The transfer of land that has not been certified with written evidence, one of which is a information land letter issued by the Village Head should be carried out after going through the land registration process for the first time, to provide certainty and legal protection regarding ownership of land. At this writing, will discuss the legal force of a information land letter issued by the Village Head in the land transfer process and the appropriateness of the considerations and decisions of the Panel of Judges in the Supreme Court Decision Number 2137 K/PDT/2021. This study uses a form of doctrinal research with descriptive and prescriptive research types.
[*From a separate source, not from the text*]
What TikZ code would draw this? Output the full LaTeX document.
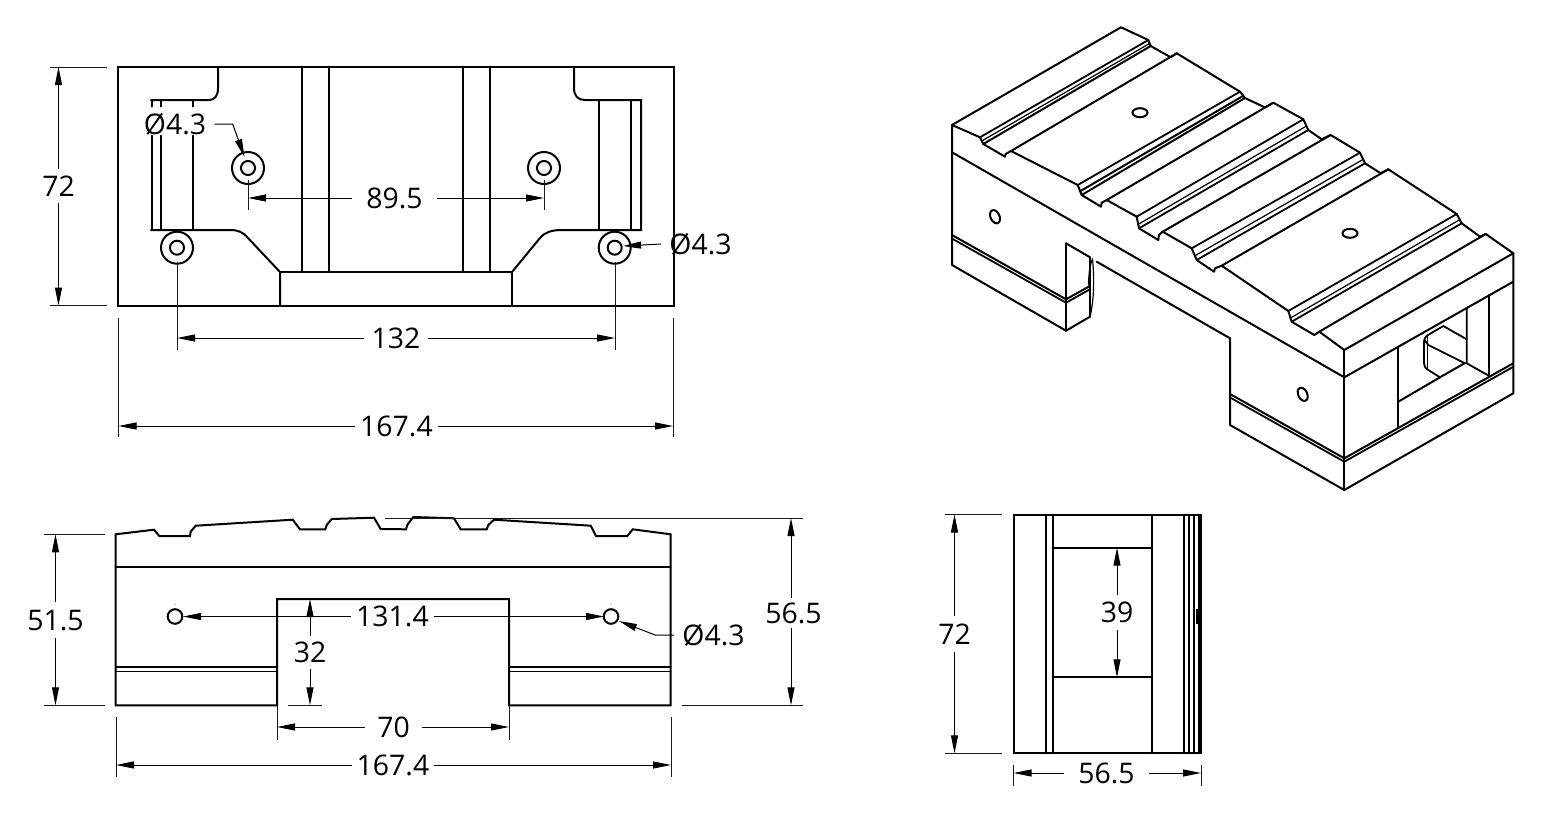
\documentclass[tikz,border=0pt]{standalone}
\usepackage{fontspec}
\setmainfont{Open Sans}
\usetikzlibrary{arrows.meta}
\tikzset{
  part/.style={line width=1pt,line join=miter,line cap=round},
  partmid/.style={line width=0.9pt,line cap=round},
  partthin/.style={line width=0.6pt,line cap=round},
  thinl/.style={line width=0.5pt,draw=black!90},
  dimarrow/.style={line width=0.5pt,-{Triangle[length=9pt,width=3.5pt]}},
  dimlabel/.style={font=\fontsize{14.2}{16}\selectfont,inner sep=0pt,text height=10pt,text depth=0pt},
}
% \dimh[gap]{name}{x-left}{x-right}{y}{x-text}{text}
\newcommand{\dimh}[7][4.5pt]{%
  \node[dimlabel,inner xsep=#1] (#2) at (#6,#5) {#7};
  \coordinate (#2-a) at (#3,#5);
  \coordinate (#2-b) at (#4,#5);
  \draw[dimarrow] (#2) -- (#2-a);
  \draw[dimarrow] (#2) -- (#2-b);
}
% \dimv[gap]{name}{x}{y-top}{y-bottom}{y-text}{text}
\newcommand{\dimv}[7][4.5pt]{%
  \node[dimlabel,inner ysep=#1] (#2) at (#3,#6) {#7};
  \coordinate (#2-a) at (#3,#4);
  \coordinate (#2-b) at (#3,#5);
  \draw[dimarrow] (#2) -- (#2-a);
  \draw[dimarrow] (#2) -- (#2-b);
}
\begin{document}
\begin{tikzpicture}[x=0.5pt,y=-0.5pt]
\useasboundingbox (0,0) rectangle (1560,814);
% ---------- top view ----------
\draw[part] (118,66.5) rectangle (673.5,305.5);
\draw[part] (218,66.5) -- (218,88) .. controls (218,96) and (215,100) .. (208,100) -- (151,100);
\foreach \xx in {151.5,161,193} {
  \draw[part] (\xx,100) -- (\xx,106.5);
  \draw[part] (\xx,135.5) -- (\xx,230);
}
\draw[part] (151,230) -- (230,230) .. controls (238,230) and (243,232) .. (248,238) -- (280,272) -- (280,305.5);
\draw[part] (280,272) -- (512,272) -- (512,305.5);
\draw[part] (302,66.5) -- (302,272);
\draw[part] (328.5,66.5) -- (328.5,272);
\draw[part] (463,66.5) -- (463,272);
\draw[part] (490,66.5) -- (490,272);
\draw[part] (512,272) -- (540,238) .. controls (545,232) and (552,230) .. (562,230) -- (641,230) -- (641,100) -- (585,100) .. controls (578,100) and (574,96) .. (574,88) -- (574,66.5);
\draw[part] (599,100) -- (599,230);
\draw[part] (631,100) -- (631,230);
\foreach \cx/\cy in {248/168,544/168,177/247.7,614.7/247.7} {
  \draw[part] (\cx,\cy) circle[radius=16];
  \draw[part] (\cx,\cy) circle[radius=7];
}
% top-view dimensions
\draw[thinl] (50,67) -- (107,67) (50,305.5) -- (107,305.5);
\dimv[3.5pt]{dA}{58.5}{67}{305.5}{186}{72}
\draw[thinl] (248,180) -- (248,210) (544,180) -- (544,210);
\dimh[7pt]{dB}{248}{544}{198}{394.5}{89.5}
\draw[thinl] (177,262) -- (177,350) (615,262) -- (615,350);
\dimh[3.5pt]{dC}{177}{615}{338}{396}{132}
\draw[thinl] (118.5,318) -- (118.5,437) (673,318) -- (673,437);
\dimh[2.2pt]{dD}{118.5}{673}{426}{396.5}{167.4}
\node[dimlabel,inner xsep=4pt] (lA) at (175,124) {Ø4.3};
\coordinate (lAk) at (232.7,124);
\coordinate (lAt) at (244.5,157);
\draw[line width=0.5pt,-{Triangle[length=9pt,width=3.5pt]}] (lA.east) -- (lAk) -- (lAt);
\node[dimlabel,inner xsep=4pt] (lB) at (700.5,244) {Ø4.3};
\coordinate (lBt) at (623,246);
\draw[dimarrow] (lB.west) -- (lBt);
% ---------- front view ----------
\draw[part] (115.7,534.3) -- (154,529.7) -- (159.3,536) -- (190,536) -- (190.7,531.7) -- (195.7,525.7) -- (292.7,519.7) -- (300,529.3) -- (325.3,529.3) -- (326.7,525) -- (331.7,519) -- (374,517.7) -- (380.7,529) -- (406,529.3) -- (407.3,525) -- (413.3,517) -- (454,518.3) -- (460.7,529.3) -- (486.7,529.3) -- (488.3,525) -- (494,519.7) -- (590.7,525.7) -- (596,536) -- (627.3,536) -- (632.7,529.3) -- (670.7,534.3) -- (670.7,705.3) -- (509,705.3) -- (509,599) -- (277,599) -- (277,705.3) -- (115.7,705.3) -- cycle;
\draw[part] (115.7,567.3) -- (670.7,567.3);
\draw[part] (115.7,666.5) -- (277,666.5) (509,666.5) -- (670.7,666.5);
\draw[partthin] (115.7,671.5) -- (277,671.5) (509,671.5) -- (670.7,671.5);
\draw[part] (175,616.5) circle[radius=7.3];
\draw[part] (611,616.5) circle[radius=7.3];
\fill (175,604) circle[radius=0.5];
\fill (611,604) circle[radius=0.5];
% front-view dimensions
\draw[thinl] (385,518) -- (803,518) (682,705.3) -- (803,705.3);
\dimv[2.2pt]{dE}{791}{518}{705.3}{613}{\hspace*{2.5pt}56.5}
\draw[thinl] (44,534.3) -- (105,534.3) (44,705.3) -- (105,705.3);
\dimv[4pt]{dF}{55.5}{534.3}{705.3}{620}{51.5}
\dimh[2.5pt]{dG}{183}{604}{616.5}{392.5}{131.4}
\draw[thinl] (288,705.3) -- (322,705.3);
\dimv[3pt]{dH}{310}{599}{705.3}{652.5}{32}
\draw[thinl] (277,705.3) -- (277,740) (509,705.3) -- (509,740);
\dimh[6pt]{dI}{277}{509}{727}{393.5}{70}
\draw[thinl] (116,717) -- (116,777) (671,717) -- (671,777);
\dimh[2pt]{dJ}{116}{671}{765}{393}{167.4}
\node[dimlabel,inner xsep=4pt] (lC) at (713.5,635) {Ø4.3};
\coordinate (lCk) at (655,635);
\coordinate (lCt) at (619,621);
\draw[line width=0.5pt,-{Triangle[length=9pt,width=3.5pt]}] (lC.west) -- (lCk) -- (lCt);
% ---------- side view ----------
\draw[part] (1013.5,514.5) rectangle (1201,753.3);
\draw[part] (1046,514.5) -- (1046,753.3);
\draw[part] (1052.7,514.5) -- (1052.7,753.3);
\draw[part] (1151.7,514.5) -- (1151.7,753.3);
\draw[part] (1184.3,514.5) -- (1184.3,753.3);
\draw[part] (1189,514.5) -- (1189,753.3);
\draw[part] (1193.5,514.5) -- (1193.5,753.3);
\draw[line width=1.8pt] (1200,514.5) -- (1200,753.3);
\draw[part] (1052.7,547.7) -- (1151.7,547.7);
\draw[part] (1052.7,677.3) -- (1151.7,677.3);
\fill (1195.5,609) rectangle (1199,624);
\draw[thinl] (945,514.5) -- (1002,514.5) (945,753.3) -- (1002,753.3);
\dimv[4pt]{dK}{954.5}{514.5}{753.3}{634}{72}
\dimv[3.5pt]{dL}{1117}{547.7}{677.3}{612.5}{39}
\draw[thinl] (1013.5,765) -- (1013.5,786) (1201,765) -- (1201,786);
\dimh[7pt]{dM}{1013.5}{1201}{773}{1106.5}{56.5}
% ---------- isometric view ----------
% outline of the top, front profile and rear profile
\draw[part,line join=round] (952,265) -- (952,125) -- (1121,27.3) -- (1148.3,40) -- (1150.7,46) -- (1170.7,57.3) -- (1176.7,53.3) -- (1240,91.7) -- (1245,98) -- (1265,107.5) -- (1273.3,102.7) -- (1303.3,119.3) -- (1308.3,130) -- (1321.7,139.3) -- (1330.7,135) -- (1360,152.7) -- (1365,163.3) -- (1380.7,173.3) -- (1388.3,169.3) -- (1456.7,214) -- (1461.7,223.3) -- (1480,236.7) -- (1485.7,234) -- (1513.3,253.3) -- (1513.3,393.3) -- (1344.3,490) -- (1230,425) -- (1230,338.3) -- (1096.7,261.7);
\draw[part,line join=round] (952,125) -- (980,137.3) -- (983.3,144) -- (1005,156.7) -- (1005.7,154) -- (1011,151) -- (1077.7,185) -- (1081.7,195) -- (1101,206.7) -- (1101.7,202.7) -- (1106.7,200) -- (1136.7,216.7) -- (1139,228.3) -- (1158.3,240) -- (1159,235) -- (1162.7,231.7) -- (1191.7,248.3) -- (1196.7,260) -- (1214,271.7) -- (1215,268.3) -- (1221.7,265.7) -- (1288.3,311) -- (1291.7,321.7) -- (1314.3,335) -- (1319.3,331.7) -- (1344.3,350) -- (1513.3,253.3);
% groove lines
\draw[partmid] (980,137.3) -- (1148.3,40);
\draw[part] (983.3,144) -- (1150.7,46);
\draw[partthin] (981.8,141) -- (1149.5,43.5);
\draw[part] (1011,151) -- (1176.7,53.3);
\draw[partmid] (1077.7,185) -- (1240,91.7);
\draw[part] (1081.7,195) -- (1245,98);
\draw[part] (1079.7,191.5) -- (1243,96);
\draw[part] (1106.7,200) -- (1273.3,102.7);
\draw[partmid] (1136.7,216.7) -- (1303.3,119.3);
\draw[partthin] (1138,224.5) -- (1306.5,126);
\draw[partmid] (1139,228.3) -- (1308.3,130);
\draw[part] (1162.7,231.7) -- (1330.7,135);
\draw[partmid] (1191.7,248.3) -- (1360,152.7);
\draw[partthin] (1194.5,256) -- (1363,159.5);
\draw[partmid] (1196.7,260) -- (1365,163.3);
\draw[part] (1221.7,265.7) -- (1388.3,169.3);
\draw[partmid] (1288.3,311) -- (1456.7,214);
\draw[partthin] (1290.5,318) -- (1460,219.5);
\draw[partmid] (1291.7,321.7) -- (1461.7,223.3);
\draw[part] (1319.3,331.7) -- (1485.7,234);
% side faces
\draw[part] (952,152.3) -- (1344.3,377.3) -- (1513.3,281.7);
\draw[partmid] (1344.3,350) -- (1344.3,490);
\draw[part] (952,265) -- (1066,330.7) -- (1090,316.7);
\draw[part] (1066,243.3) -- (1066,330.7);
\draw[part] (1066,243.3) -- (1090,257.3);
\draw[part] (1090,257.3) -- (1090,316.7);
\draw[partthin] (1092.5,259) .. controls (1094.5,280) and (1094,300) .. (1090,316.7);
\draw[partthin] (1088.5,285) .. controls (1089,270) and (1090,265) .. (1092.5,259);
% bands
\draw[part] (952,235) -- (1066,299.3) -- (1090,286);
\draw[partmid] (952,238.6) -- (1066,302.7) -- (1090,289.3);
\draw[part] (1230,394) -- (1344.3,458.3) -- (1513.3,363.3);
\draw[partmid] (1230,397.5) -- (1344.3,461.7) -- (1513.3,366.8);
% window
\draw[part] (1398.3,347) -- (1398.3,428);
\draw[part] (1398.3,401.7) -- (1440,377.3);
\draw[part] (1440,377.3) -- (1465,363);
\draw[partmid] (1466.7,308) -- (1466.7,363.3) -- (1489.3,376);
\draw[part] (1489.3,295) -- (1489.3,376);
\draw[partmid] (1466.7,339.3) -- (1443.3,326) -- (1428,335) .. controls (1425,337) and (1424,339) .. (1424,343) -- (1424,363) .. controls (1424,366) and (1425,368) .. (1428.3,370) -- (1440,377.3);
\draw[partmid] (1428.3,345) -- (1465,363.3);
\draw[partthin] (1427.5,335.5) -- (1427.5,369.5);
\draw[partmid] (1424.5,340) -- (1428.3,345);
% holes
\draw[part] (995,216.7) circle[x radius=4.5,y radius=7,rotate=25];
\draw[part] (1302.7,394.3) circle[x radius=4.5,y radius=7,rotate=25];
\draw[part] (1140,112.7) circle[x radius=7.5,y radius=4.5];
\draw[part] (1350,233.3) circle[x radius=7.5,y radius=4.5];
\end{tikzpicture}
\end{document}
The research method is qualitative in the form of prescriptive research results. The results of the study are the making of a Deed of Sale and Purchase Land by the Land Deed Official for land that has not been certified with written evidence, one of which is information land letter issued by the Village Head regulated and permitted in Article 25 paragraph (1) government regulation number 10 of 1961 and Article 39 paragraph (1) letter b government regulation number 24 of 1997 with the condition that it must be immediately registered with the Office land, based on Article 40 government regulation number 24 of 1997. The considerations and decisions of the Panel of Judges in determining RR as the rightful owner of the land is correct. RR is categorized as a buyer in good faith because he physically controls the land and checked the legality of the land before buying the land. ES is actually the person with the most rights over the land because she acquired the land based on the Land Sale and Purchase Deed number 58/II/1988. However, he did not physically control the land from 1988 and she only found out that in 2015, her land was owned by another person, namely RR."